- Born: 27 June 1959 (age 67) People's Republic of Bulgaria
- Education: Technische Universität Darmstadt
- Known for: fraud investigation concerning the discovery of various superheavy elements
- Scientific career
- Fields: Nuclear physics
- Workplaces: University of California, Berkeley
- Thesis: Der gasgefüllte Separator als Separationsmethode zum Nachweis von Transuranen (1992)

= Victor Ninov =

Bulgarian-American physicist (born 1959)

Victor Ninov (Виктор Нинов; born 27 June 1959) is a Bulgarian physicist and former researcher who worked primarily in creating superheavy elements. He is known for the co-discoveries of elements 110, 111, and 112 (darmstadtium, roentgenium, and copernicium, respectively).
Ninov also claimed the creation of elements 116 and 118 (now livermorium and oganesson); however, an investigation conducted by the University of California, Berkeley concluded that he had falsified the evidence. The repercussions of the affair had an impact on the guidelines of conduct for several research institutions.

== Early life ==
Victor Ninov was born in Bulgaria in 1959. He grew up in the capital city of Sofia. In the 1970s, when Ninov was a teenager, he and his family left for West Germany, Shortly after the move, Victor's father went missing; he was found dead six months later in the Bulgarian foothills due to causes unknown.

== Career ==
Victor Ninov attended Technische Universität Darmstadt near Frankfurt, Germany. He distinguished himself as a very capable physicist: he was particularly good at building scientific instruments and coding analysis programs for them.

He was hired by the nearby German research center GSI (Helmholtzzentrum für Schwerionenforschung), where he completed his doctorate and pursued postdoctoral work creating new elements.

For his expertise, he was given sole control of the computer analysis program. Here, he became a rising star by co-discovering darmstadtium (element 110), roentgenium (element 111), and copernicium (element 112) by smashing ion beams into heavy elements using GSI's UNILAC (a type of particle accelerator) and analyzing the debris. Though an investigation later determined that the discovery of elements 110 and 112 included samples fabricated by Ninov, the overall results were validated on further examination, rendering his co-discovery legitimate. These discoveries were facilitated by Ninov's addition of a gas separator to the particle accelerator to help filter out everything but the heavy elements they were looking for.

After working at Stanford University, Ninov was hired by Lawrence Berkeley National Laboratory (LBNL) in 1996 as a world class expert in particle accelerator debris sensors and analysis programs.

== Fraud investigation ==
While working at LBNL, Ninov and his team pursued a hypothesis by Robert Smolańczuk, then a visiting fellow from Poland on a Fulbright scholarship, that element 118 could be formed at relatively low energies by smashing ^{86}Kr and ^{208}Pb isotopes together. This hypothesis was dubbed "Robert's magic recipe", and it was highly controversial at the time. Ninov initially doubted the hypothesis he was pursuing; he is quoted as saying, "We didn't know how many orders of magnitude he [Smolańczuk] was wrong".
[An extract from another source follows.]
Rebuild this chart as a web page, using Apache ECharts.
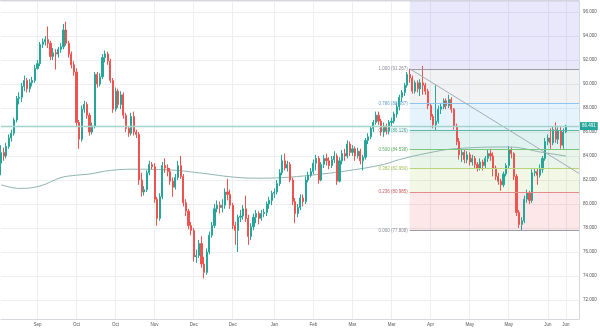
<!DOCTYPE html>
<html>
<head>
<meta charset="utf-8">
<script src="https://cdn.jsdelivr.net/npm/echarts/dist/echarts.min.js"></script>
<style>
  html, body { margin: 0; padding: 0; background: #ffffff; }
  #chart { width: 600px; height: 329px; }
</style>
</head>
<body>
<div id="chart"></div>
<script>
// Daily candles: [open, close, low, high]
const ohlc = [
  [83.4,84.3,82.4,84.9],[84.3,84.0,83.6,84.7],[84.0,84.8,83.8,85.1],[84.8,85.5,84.6,85.8],[85.5,85.9,85.2,86.2],
  [85.9,87.0,85.7,87.2],[87.0,88.8,86.8,89.0],[88.8,88.9,88.3,89.3],[88.9,89.8,88.5,90.1],[89.8,90.3,89.4,90.7],
  [90.3,89.6,89.3,90.5],[89.6,90.1,89.3,90.4],[90.1,90.3,89.8,90.6],[90.3,91.3,90.1,91.6],[91.3,91.7,91.2,92.0],
  [91.7,93.3,91.5,93.5],[93.3,93.5,93.0,93.8],[93.5,93.7,93.2,94.0],[93.7,93.4,93.0,94.8],[93.4,92.3,92.0,93.6],
  [92.3,92.6,92.0,93.0],[92.6,92.5,91.2,92.9],[92.5,92.9,92.2,93.1],[92.9,93.1,92.6,93.4],[93.1,94.5,92.9,95.0],
  [94.5,93.4,93.2,95.2],[93.4,92.5,92.2,93.6],[92.5,91.6,91.3,92.7],[91.6,91.0,90.7,91.9],[91.0,86.8,86.5,91.3],
  [86.8,85.4,84.6,87.0],[85.4,87.9,85.2,88.2],[87.9,88.3,87.6,88.6],[88.3,87.4,87.1,88.5],[87.4,86.0,85.7,87.6],
  [86.0,86.5,85.8,86.8],[86.5,90.8,86.3,91.0],[90.8,90.0,89.7,91.0],[90.0,90.6,89.8,90.9],[90.6,92.2,90.4,92.5],
  [92.2,92.5,91.8,92.8],[92.5,91.9,91.6,92.7],[91.9,90.3,90.1,92.1],[90.3,87.9,87.6,90.5],[87.9,89.4,87.7,89.7],
  [89.4,88.3,88.0,89.6],[88.3,89.1,87.9,89.4],[89.1,87.4,87.1,89.3],[87.4,86.3,86.0,87.6],[86.3,85.9,85.6,86.5],
  [85.9,87.3,85.7,87.6],[87.3,86.0,85.7,87.7],[86.0,85.8,85.5,86.2],[85.8,82.0,81.6,86.0],[82.0,81.0,80.6,82.6],
  [81.0,81.2,80.7,81.5],[81.2,82.6,81.0,82.8],[82.6,83.3,82.4,83.6],[83.3,83.1,82.9,83.5],[83.1,80.4,80.1,83.4],
  [80.4,78.8,78.2,80.6],[78.8,80.6,78.6,80.9],[80.6,83.2,80.4,83.5],[83.2,83.0,82.6,83.8],[83.0,82.7,82.3,83.3],
  [82.7,81.9,81.6,83.0],[81.9,81.4,80.6,82.2],[81.4,82.2,81.2,82.5],[82.2,83.2,82.0,83.6],[83.2,82.3,82.1,84.0],
  [82.3,80.1,79.8,82.5],[80.1,79.4,79.0,80.4],[79.4,78.2,77.9,79.6],[78.2,77.8,77.4,78.5],[77.8,75.6,75.2,78.0],
  [75.6,75.7,75.1,76.2],[75.7,76.7,75.5,77.0],[76.7,75.0,74.7,77.3],[75.0,74.3,73.8,75.6],[74.3,76.0,74.1,76.3],
  [76.0,77.4,75.8,77.7],[77.4,78.2,77.2,78.5],[78.2,79.6,78.0,80.0],[79.6,79.9,79.3,80.3],[79.9,79.7,79.2,80.2],
  [79.7,79.9,79.3,80.4],[79.9,81.0,79.6,81.3],[81.0,80.8,80.3,82.1],[80.8,79.9,79.6,81.2],[79.9,78.2,77.9,80.1],
  [78.2,77.8,76.6,78.5],[77.8,78.9,76.0,79.1],[78.9,79.0,78.5,79.5],[79.0,79.6,78.7,79.9],[79.6,78.8,78.5,80.7],
  [78.8,77.3,76.6,79.1],[77.3,78.1,77.0,78.4],[78.1,78.9,77.8,79.2],[78.9,79.2,78.4,79.5],[79.2,78.8,78.3,79.4],
  [78.8,79.2,78.6,79.5],[79.2,79.3,78.9,79.6],[79.3,80.0,79.0,80.2],[80.0,80.3,79.6,80.6],[80.3,80.9,79.9,81.1],
  [80.9,81.0,80.5,81.3],[81.0,81.7,80.8,82.0],[81.7,82.6,81.5,82.9],[82.6,83.6,82.4,84.1],[83.6,83.0,82.8,84.2],
  [83.0,83.3,82.7,83.6],[83.3,82.0,81.8,83.5],[82.0,80.2,79.9,82.2],[80.2,79.2,78.4,80.5],[79.2,79.7,78.9,80.0],
  [79.7,80.5,79.5,80.8],[80.5,80.2,79.8,80.8],[80.2,82.0,80.0,82.3],[82.0,82.4,81.8,82.7],[82.4,82.7,82.2,83.0],
  [82.7,83.4,82.5,83.7],[83.4,83.8,82.8,84.1],[83.8,82.0,81.7,84.0],[82.0,83.3,81.9,83.5],[83.3,83.8,83.0,84.1],
  [83.8,83.6,83.2,84.2],[83.6,83.2,82.9,83.9],[83.2,83.7,83.0,84.0],[83.7,84.0,83.4,84.4],[84.0,81.9,81.6,84.2],
  [81.9,83.6,81.8,83.9],[83.6,84.2,83.3,84.5],[84.2,84.0,83.6,84.6],[84.0,85.0,83.8,85.3],[85.0,84.3,84.0,85.2],
  [84.3,84.6,84.0,84.9],[84.6,84.0,83.6,84.8],[84.0,84.4,83.8,84.7],[84.4,83.6,83.3,84.6],[83.6,83.9,82.8,84.1],
  [83.9,85.3,83.7,85.5],[85.3,85.6,85.0,85.9],[85.6,86.3,85.4,86.5],[86.3,86.8,86.0,87.0],[86.8,87.4,86.6,87.7],
  [87.4,86.9,86.6,87.7],[86.9,86.0,85.7,87.1],[86.0,86.5,85.6,86.8],[86.5,86.1,85.8,86.7],[86.1,86.8,85.8,87.0],
  [86.8,86.9,86.5,87.2],[86.9,87.5,86.7,87.7],[87.5,88.1,87.2,88.4],[88.1,88.9,87.8,89.1],[88.9,89.3,88.5,89.5],
  [89.3,89.9,89.0,90.1],[89.9,90.8,89.7,91.0],[90.8,90.5,90.1,91.267],[90.5,89.4,89.2,90.7],[89.4,90.1,89.2,90.3],
  [90.1,89.6,89.3,90.3],[89.6,90.1,89.0,90.4],[90.1,89.9,89.1,91.5],[89.9,89.4,89.1,90.1],[89.4,88.2,87.9,89.6],
  [88.2,87.3,87.0,88.4],[87.3,86.6,86.3,87.5],[86.6,86.9,86.1,89.9],[86.9,87.9,86.7,88.2],[87.9,88.1,87.5,88.4],
  [88.1,88.6,87.9,88.8],[88.6,88.2,87.9,88.8],[88.2,88.7,88.0,89.1],[88.7,87.9,87.6,88.9],[87.9,86.5,86.2,88.0],
  [86.5,85.2,84.9,86.7],[85.2,84.1,83.7,85.5],[84.1,84.3,83.5,84.6],[84.3,83.7,83.4,84.5],[83.7,84.1,83.4,84.4],
  [84.1,83.5,83.2,84.3],[83.5,83.8,83.2,84.1],[83.8,83.3,83.0,84.0],[83.3,83.0,82.7,83.5],[83.0,83.5,82.8,83.8],
  [83.5,83.2,82.8,83.7],[83.2,83.8,83.0,84.0],[83.8,84.2,83.5,84.5],[84.2,84.0,83.6,84.6],[84.0,83.0,82.3,84.3],
  [83.0,82.3,82.0,83.2],[82.3,81.9,81.6,82.6],[81.9,81.6,81.1,82.1],[81.6,82.5,81.4,82.7],[82.5,83.2,82.3,83.4],
  [83.2,84.5,83.0,84.8],[84.5,84.2,83.8,84.7],[84.2,82.3,82.0,84.3],[82.3,79.3,79.0,82.5],[79.3,78.3,78.0,79.5],
  [78.3,78.6,77.808,78.9],[78.6,80.4,78.4,80.7],[80.4,80.9,80.1,81.2],[80.9,80.3,80.0,81.1],[80.3,82.6,80.1,82.9],
  [82.6,82.7,82.3,83.0],[82.7,82.4,81.6,83.0],[82.4,82.9,82.2,83.3],[82.9,83.8,82.6,84.0],[83.8,85.2,83.6,85.5],
  [85.2,85.5,84.9,85.8],[85.5,85.1,84.6,86.3],[85.1,86.2,84.9,86.5],[86.2,85.4,85.1,86.8],[85.4,86.1,85.0,86.4],
  [86.1,84.9,84.6,86.5],[84.9,86.0,84.6,86.3],[86.0,86.491,85.9,86.6]
];

// Long moving average, sampled: [candle index, value]
const maPoints = [
  [0,81.6],[7,81.3],[15,81.5],[23,82.2],[29,82.4],[34,82.5],[42,82.8],[51,82.9],
  [64,82.85],[76,82.6],[89,82.25],[98,82.15],[108,82.2],[119,82.4],[134,82.8],
  [147,83.3],[153,83.7],[164,84.25],[174,84.6],[195,84.75],[208,84.3],[217,84.0]
];

// Time-scale labels and the slots they sit on
const tickIndex  = [14, 29, 44, 59, 74, 89, 105, 120, 135, 150, 165, 180, 195, 210, 217];
const tickLabels = ['Sep','Oct','Oct','Nov','Dec','Dec','Jan','Feb','Mar','Mar','Apr','May','May','Jun','Jun'];
const slotCount = 223;   // candles plus empty space on the right

// Fibonacci retracement drawn from the swing high to the swing low
const fibRatios = ['1.000','0.786','0.618','0.500','0.382','0.236','0.000'];
const fibPrices = [91.267, 88.387, 86.126, 84.538, 82.950, 80.985, 77.808];
const fibStartIdx = 157;
const fibEndIdx = 222;

// Down-sloping trend line from the swing high: [slot, price]
const trendStart = [157, 91.267];
const trendEnd = [222, 82.55];

const lastPrice = 86.491;
const yMin = 70.417, yMax = 96.917;

const fibLineColors  = ['#9a9ca5','#90c4ec','#5bb5a2','#7cc47f','#b8d47c','#e38a8a','#9a9ca5'];
const fibLabelColors = ['#8a8c94','#5d9fd3','#3f9e8c','#5daf61','#a3c05b','#c8585c','#8a8c94'];
const zoneColors = [
  'rgba(98,92,220,0.14)',
  'rgba(120,123,134,0.10)',
  'rgba(100,181,246,0.17)',
  'rgba(8,153,129,0.12)',
  'rgba(76,175,80,0.13)',
  'rgba(170,200,80,0.14)',
  'rgba(242,54,69,0.12)'
];

const FONT = 'Liberation Sans, Arial, sans-serif';
const categories = Array.from({ length: slotCount }, (_, i) => String(i));
const isTick = (idx) => tickIndex.indexOf(idx) !== -1;

const zoneEdges = [yMax].concat(fibPrices);
const zoneData = zoneColors.map((c, k) => [
  { xAxis: fibStartIdx, yAxis: zoneEdges[k], itemStyle: { color: c } },
  { xAxis: fibEndIdx, yAxis: zoneEdges[k + 1] }
]);

const fibLineData = fibPrices.map((p, k) => [
  {
    coord: [fibStartIdx, p],
    lineStyle: { color: fibLineColors[k], width: 1, type: 'solid' },
    label: {
      show: true, position: 'start', distance: 2,
      formatter: fibRatios[k] + ' (' + p.toFixed(3) + ')',
      color: fibLabelColors[k], fontSize: 4.5, fontFamily: FONT
    }
  },
  { coord: [fibEndIdx, p] }
]);

const trendData = [[
  { coord: trendStart, lineStyle: { color: '#a3acb9', width: 1, type: 'solid' }, label: { show: false } },
  { coord: trendEnd }
]];

const priceLine = {
  yAxis: lastPrice,
  lineStyle: { color: '#a3d3cb', width: 1.3, type: 'solid' },
  label: {
    show: true, position: 'end', distance: 1,
    formatter: lastPrice.toFixed(3),
    backgroundColor: '#26a69a', color: '#ffffff',
    padding: [2, 2, 1, 2], fontSize: 4.5, fontFamily: FONT
  }
};

const chart = echarts.init(document.getElementById('chart'), null, { renderer: 'canvas' });
chart.setOption({
  animation: false,
  backgroundColor: '#ffffff',
  grid: { left: 1, right: 21, top: 1, bottom: 10, containLabel: false },
  xAxis: {
    type: 'category',
    data: categories,
    boundaryGap: false,
    axisLine: { show: true, lineStyle: { color: '#d6d8dd', width: 1 } },
    axisTick: { show: false, interval: (idx) => isTick(idx) },
    axisLabel: {
      interval: (idx) => isTick(idx),
      formatter: (val) => tickLabels[tickIndex.indexOf(Number(val))] || '',
      fontSize: 4.5, color: '#555555', fontFamily: FONT, margin: 3,
      hideOverlap: false
    },
    splitLine: { show: true, interval: (idx) => isTick(idx), lineStyle: { color: '#eceef2', width: 1 } }
  },
  yAxis: {
    type: 'value',
    position: 'right',
    min: yMin, max: yMax,
    minInterval: 2, maxInterval: 2,
    scale: true,
    axisLine: { show: true, lineStyle: { color: '#d6d8dd', width: 1 } },
    axisTick: { show: false },
    axisLabel: {
      fontSize: 4.5, color: '#555555', fontFamily: FONT, margin: 4,
      formatter: (v) => (Math.abs(v / 2 - Math.round(v / 2)) < 1e-6 ? v.toFixed(3) : '')
    },
    splitLine: { show: true, lineStyle: { color: '#eceef2', width: 1 } }
  },
  graphic: [{
    type: 'line', silent: true,
    shape: { x1: 0, y1: 0.5, x2: 579, y2: 0.5 },
    style: { stroke: '#d4d6da', lineWidth: 1 }
  }],
  series: [
    {
      name: 'MA',
      type: 'line',
      data: maPoints,
      smooth: 0.4,
      showSymbol: false,
      silent: true,
      lineStyle: { color: '#8fb6b0', width: 1 },
      z: 2
    },
    {
      name: 'Price',
      type: 'candlestick',
      data: ohlc,
      barWidth: 1.6,
      clip: false,
      silent: true,
      z: 3,
      itemStyle: {
        color: '#26a69a', color0: '#ef5350',
        borderColor: '#26a69a', borderColor0: '#ef5350',
        borderWidth: 1
      },
      markArea: {
        silent: true,
        data: zoneData
      },
      markLine: {
        silent: true,
        symbol: ['none', 'none'],
        animation: false,
        data: fibLineData.concat(trendData).concat([priceLine])
      }
    }
  ]
});
</script>
</body>
</html>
As in some earlier research projects, Ninov had exclusive control of the data analysis program (LBNL's was called GOOSY) since he was the only team member who knew how to use it. In 1999, Ninov and his team reported sightings of element 118, almost exactly as in Smolańczuk's hypothesis, and a decay chain that also produced element 116. However, other laboratories were unable to reproduce the results.

Eager to prove their discovery, the team double-checked their instruments, and tried again. One more sighting was made by Ninov, but it was dismissed by a colleague and a formal investigation was launched. The original element 118 data were independently analysed. In the original binary data, there was no indication of the presence of element 118 or 116. The investigation eventually concluded that Ninov had fabricated the data.

Ninov, who had been placed on leave for the investigation, was dismissed. The rest of Ninov's team officially retracted their claims in 2002. There was also an investigation conducted into Ninov's previous unsupervised science at GSI; it was found that "two sightings were spuriously created" (one of element 110 and another of element 112). However these false sightings were found amongst a large amount of real data that still supported his co-discoveries of elements 110 and 112. The GSI investigation concluded that the discovery of those elements was legitimate.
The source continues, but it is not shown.